Quantitative and qualitative characterizations of materials are strongly required to obtain detailed structural, chemical and elemental information at the highest level of spatial resolution. Structural information can be derived from achieving the electron diffraction pattern, which reflects the 3-D atomic arrays of the materials or achieving 2-D images with atomic resolution. However, chemical information, such as the location of impurity atoms or the positions of atoms, is more difficult to extract from plane images and often electron microscopist has to resort to fine-probe techniques (e.g., electron energy-loss spectroscopy or energy dispersive X-ray spectroscopy) to identify and locate chemical species.

When a high-energy electron beam traverses a sample, many interactions occur between the beam electrons and the electrons in the material; for imaging purposes one is usually interested in the elastic part of the scattered electrons, and necessary to remove the inelastically scattered electrons from the images. Inelastic scattering electrons, i.e., the incident electron looses a fraction of its energy, result in blurry images and a decreased signal-to-noise ratio. To overcome such dilemma, numbers of researchers have worked on the development of energy-filters since the early stages of transmission electron microscope. In energy-filtered TEM, the electron microscopist selects electrons that have lost a certain amount of energy in inelastic scattering processes, and creates an image with those electrons.

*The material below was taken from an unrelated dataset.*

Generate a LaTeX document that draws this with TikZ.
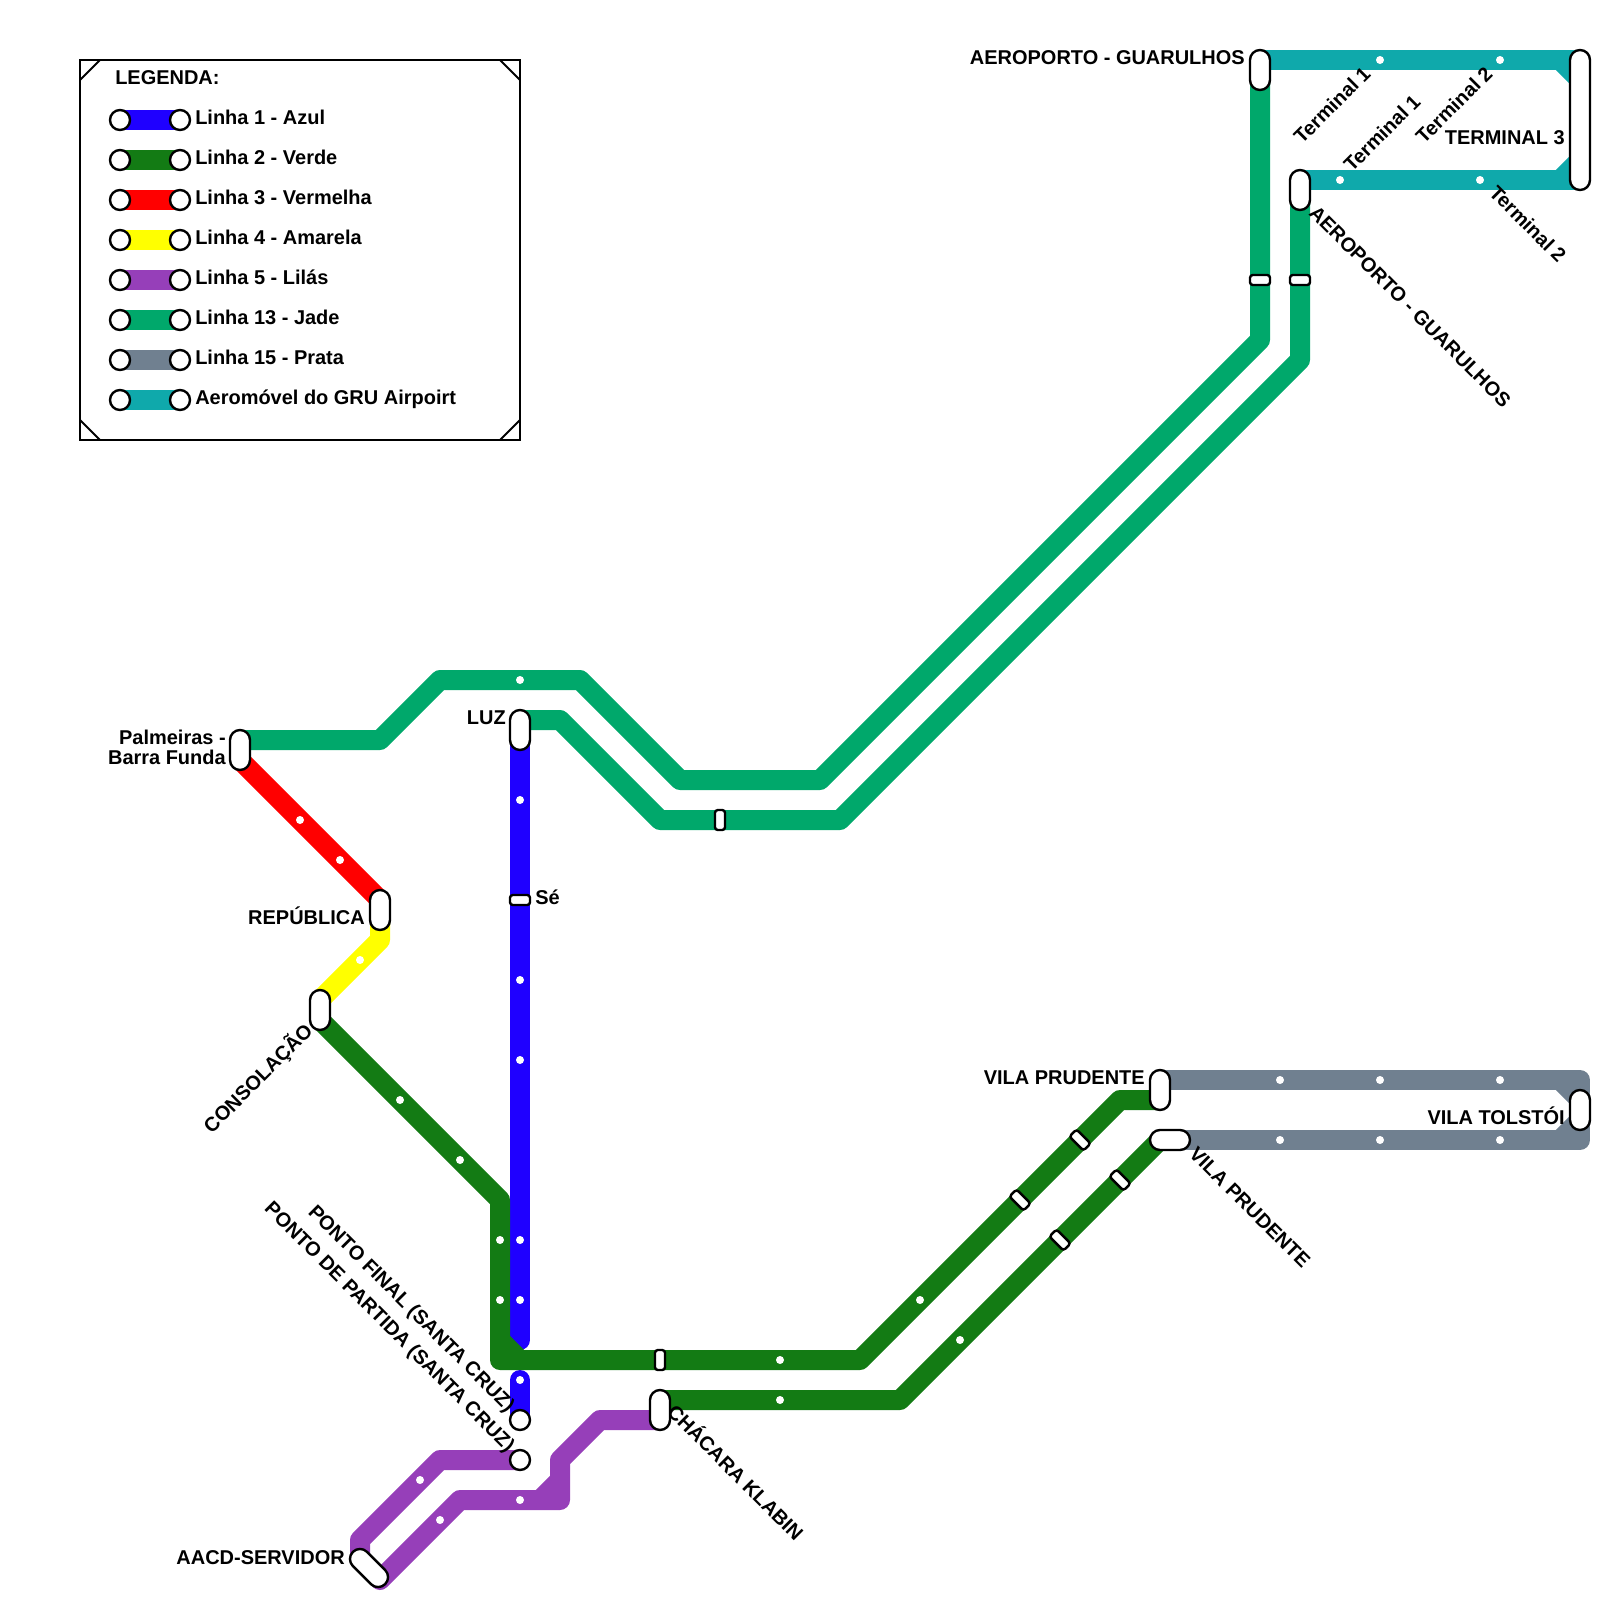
\documentclass[tikz,border=0pt]{standalone}
\usepackage{fontspec}
\setmainfont{Liberation Sans}
\usetikzlibrary{backgrounds}
\definecolor{azul}{HTML}{1F00FF}
\definecolor{verde}{HTML}{137B14}
\definecolor{vermelha}{HTML}{FF0000}
\definecolor{amarela}{HTML}{FFFF00}
\definecolor{lilas}{HTML}{963FB9}
\definecolor{jade}{HTML}{00A86B}
\definecolor{prata}{HTML}{708090}
\definecolor{aero}{HTML}{0FA9AB}
\newcommand{\lblfont}{\bfseries\fontsize{14.2}{14.2}\selectfont}
\begin{document}
\begin{tikzpicture}[x=0.025cm,y=-0.025cm,
  metro/.style={line width=.5cm,line join=round,line cap=round},
  pill/.style={draw=black,fill=white,line width=.06cm,rounded corners=.25cm,inner sep=0pt,outer sep=0pt,minimum width=.5cm,minimum height=#1},
  pill/.default=1cm,
  minipill/.style={draw=black,fill=white,line width=.06cm,rounded corners=.07cm,inner sep=0pt,outer sep=0pt,minimum width=.5cm,minimum height=.25cm},
  endstop/.style={circle,draw=black,fill=white,line width=.06cm,inner sep=0pt,outer sep=0pt,minimum size=.5cm},
  stopdot/.style={circle,fill=white,inner sep=0pt,minimum size=.2cm},
  lbl/.style={font=\lblfont,inner sep=0pt,anchor=base east},
  lblr/.style={font=\lblfont,inner sep=0pt,anchor=base west}]
\useasboundingbox (0,0) rectangle (1600,1600);
\node[pill] (aeroA) at (1260,70) {};
\node[pill] (aeroB) at (1300,190) {};
\node[pill=3.5cm] (terminal) at (1580,120) {};
\node[pill] (luz) at (520,730) {};
\node[pill] (barrafunda) at (240,750) {};
\node[pill] (republica) at (380,910) {};
\node[pill] (consolacao) at (320,1010) {};
\node[pill] (prudenteA) at (1160,1090) {};
\node[pill,rotate=90] (prudenteB) at (1170,1140) {};
\node[pill] (tolstoi) at (1580,1110) {};
\node[pill] (klabin) at (660,1410) {};
\node[pill=1.14cm,rotate=45] (aacd) at (369,1568) {};
\node[endstop] (pontofinal) at (520,1420) {};
\node[endstop] (pontopartida) at (520,1460) {};
\node[minipill] (se) at (520,900) {};
\node[minipill] (jadeA) at (1260,280) {};
\node[minipill] (jadeB) at (1300,280) {};
\node[minipill,rotate=90] (jadeC) at (720,820) {};
\node[minipill,rotate=90] (verdeA) at (660,1360) {};
\node[minipill,rotate=-45] (verdeB) at (1020,1200) {};
\node[minipill,rotate=-45] (verdeC) at (1080,1140) {};
\node[minipill,rotate=-45] (verdeD) at (1060,1240) {};
\node[minipill,rotate=-45] (verdeE) at (1120,1180) {};
\begin{pgfonlayer}{background}
\draw[metro,vermelha] (barrafunda.center) -- (240,760) -- (380,900) -- (republica.center);
\draw[metro,amarela] (republica.center) -- (380,940) -- (320,1000) -- (consolacao.center);
\draw[metro,jade] (barrafunda.center) -- (240,740) -- (380,740) -- (440,680) -- (580,680) -- (680,780) -- (820,780) -- (1260,340) -- (aeroA.center);
\draw[metro,jade] (luz.center) -- (520,720) -- (560,720) -- (660,820) -- (840,820) -- (1300,360) -- (aeroB.center);
\draw[metro,aero] (aeroA.center) -- (1260,60) -- (1580,60) -- (terminal.center) -- (1580,180) -- (1300,180) -- (aeroB.center);
\draw[line width=.5cm,aero] (1560,60) -- (1580,80) (1560,180) -- (1580,160);
\draw[metro,prata] (prudenteA.center) -- (1160,1080) -- (1580,1080) -- (tolstoi.center) -- (1580,1140) -- (prudenteB.center);
\draw[line width=.5cm,prata] (1560,1080) -- (1580,1100) (1560,1140) -- (1580,1120);
\draw[metro,azul] (luz.center) -- (520,1340);
\draw[metro,azul] (520,1380) -- (pontofinal.center);
\draw[metro,verde] (consolacao.center) -- (320,1020) -- (500,1200) -- (500,1360) -- (860,1360) -- (1120,1100) -- (1160,1100) -- (prudenteA.center);
\draw[line width=.5cm,verde] (500,1340) -- (520,1360);
\draw[metro,verde] (klabin.center) -- (660,1400) -- (900,1400) -- (1160,1140) -- (prudenteB.center);
\draw[metro,lilas] (pontopartida.center) -- (440,1460) -- (360,1540) -- (360,1560) -- (aacd.center);
\draw[metro,lilas] (aacd.center) -- (380,1580) -- (460,1500) -- (560,1500) -- (560,1460) -- (600,1420) -- (660,1420) -- (klabin.center);
\draw[line width=.5cm,lilas] (540,1500) -- (560,1480);
\end{pgfonlayer}
\foreach \x/\y [count=\n] in {520/680,520/800,520/980,520/1060,520/1240,520/1300,520/1380,500/1240,500/1300,300/820,340/860,360/960,400/1100,460/1160,780/1360,780/1400,920/1300,960/1340,1380/60,1500/60,1340/180,1480/180,1280/1080,1380/1080,1500/1080,1280/1140,1380/1140,1500/1140,420/1480,440/1520,520/1500}
  \node[stopdot] (dot\n) at (\x,\y) {};
\draw[line width=.07cm] (80,60) rectangle (520,440);
\draw[line width=.05cm] (100,60) -- (80,80) (500,60) -- (520,80) (80,420) -- (100,440) (500,440) -- (520,420);
\node[lblr] (legenda) at (115,84) {LEGENDA:};
\foreach \cor/\nome [count=\n] in {azul/Linha 1 - Azul,verde/Linha 2 - Verde,vermelha/Linha 3 - Vermelha,amarela/Linha 4 - Amarela,lilas/Linha 5 - Lilás,jade/Linha 13 - Jade,prata/Linha 15 - Prata,aero/Aeromóvel do GRU Airpoirt}{
  \node[endstop] (legA\n) at (120,80+40*\n) {};
  \node[endstop] (legB\n) at (180,80+40*\n) {};
  \begin{pgfonlayer}{background}
  \draw[line width=.5cm,\cor] (legA\n.center) -- (legB\n.center);
  \end{pgfonlayer}
  \node[lblr] (legT\n) at (195,84+40*\n) {\nome};
}
\node[lbl] (lblaeroA) at (1245,64) {AEROPORTO - GUARULHOS};
\node[lbl,rotate=45] (lbltermA) at (1372,75) {Terminal 1};
\node[lbl,rotate=45] (lbltermB) at (1494,75) {Terminal 2};
\node[lblr,rotate=45] (lbltermC) at (1352,173) {Terminal 1};
\node[lblr,rotate=-45] (lbltermD) at (1488,194) {Terminal 2};
\node[lbl] (lblterminal) at (1565,144) {TERMINAL 3};
\node[lblr,rotate=-45] (lblaeroB) at (1308,214) {AEROPORTO - GUARULHOS};
\node[lbl] (lblprudenteA) at (1145,1084) {VILA PRUDENTE};
\node[lblr,rotate=-45] (lblprudenteB) at (1188,1155) {VILA PRUDENTE};
\node[lbl] (lbltolstoi) at (1565,1124) {VILA TOLSTÓI};
\node[lblr,rotate=-45] (lblklabin) at (666,1413) {CHÁCARA KLABIN};
\node[lbl,rotate=-45] (lblfinal) at (507,1413) {PONTO FINAL (SANTA CRUZ)};
\node[lbl,rotate=-45] (lblpartida) at (507,1453) {PONTO DE PARTIDA (SANTA CRUZ)};
\node[lbl] (lblaacd) at (345,1564) {AACD-SERVIDOR};
\node[lbl,rotate=45] (lblconsolacao) at (314,1032) {CONSOLAÇÃO};
\node[lbl] (lblrepublica) at (365,924) {REPÚBLICA};
\node[lbl] (lblluz) at (506,724) {LUZ};
\node[lblr] (lblse) at (535,904) {Sé};
\node[lbl,align=right] (lblbarra) at (226,764) {Palmeiras -\\Barra Funda};
\end{tikzpicture}
\end{document}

Since the energy-loss spectrum of a material contains a signature of all the chemical species present, one can actually "tune in" to a certain element and obtain the two-dimensional distribution of elements in the specimen and select optimum image contrast. Energy shifts can be observed which are related to the chemical environment of the atoms, and hence bonding information may be derived from the fine structure of the energy-loss spectrum.